I agree with you as well. However, PH doesn't need to be that exact. Is there that big of a difference between 7.4 and 7.8 as far as the pool is concerned. Seeing the color difference between 7.4 and 7.8 is actually not all that hard for me. I test PH a few times a week and once it is easy to see that it is above 7.8, I go ahead and dose with acid. When I do dose, I aim to lower to 7.5 from 7.8 that way if I overshoot I still have some wiggle room.
Yes, I think I am reasonably accurately measuring it as well, but the other tests appear to be more accurate. I don't know if there is much difference between 7.4 and 7.8 (maybe some experts here can expound on that), but since my supply water is high in CH and has a pH of 7.8, it is a constant battle to keep pH 7.5 or below. Unless I'm willing to spend $90 (thanks for the tip, jimbethesda!) (I'm not), I guess I'll try Sue's index card method!
 
I don't know if there is much difference between 7.4 and 7.8 (maybe some experts here can expound on that), but since my supply water is high in CH and has a pH of 7.8, it is a constant battle to keep pH 7.5 or below.

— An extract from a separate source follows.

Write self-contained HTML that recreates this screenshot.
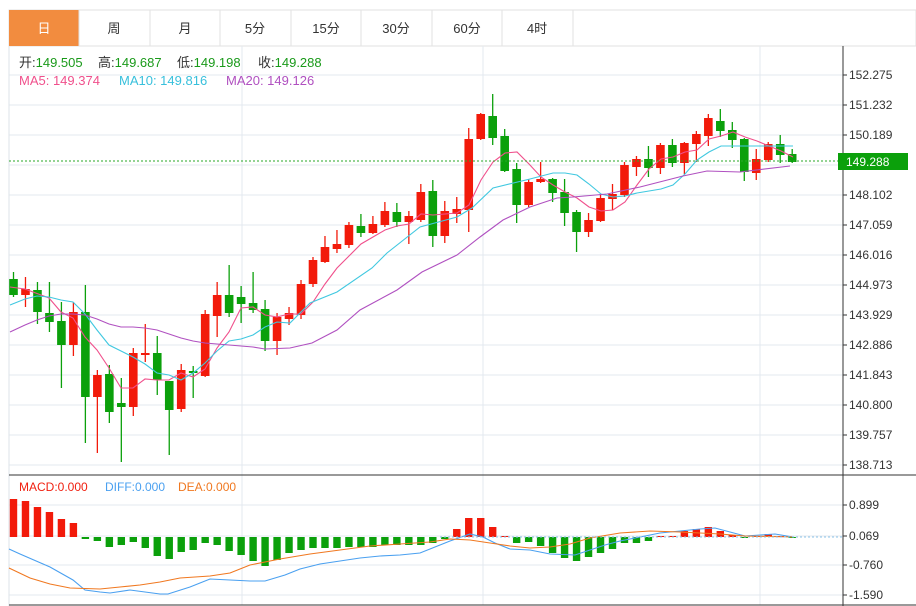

Why fight the pH of your fill water? Keep your pool at 7.8.
 
Why fight the pH of your fill water? Keep your pool at 7.8.
You got me curious..... my supply water averages pH 8.2, and total alkalinity of 95, so I add weekly muriatic acid to try to keep it below at or below 7.8. I also have fairly hard water so over time the CH rises and if I don't keep pH in check I get more calcium deposits.

FYI my TA is pretty constant at 110, and I can't seem to lower it even lowering pH and aerating. Not sure if that's a problem or not.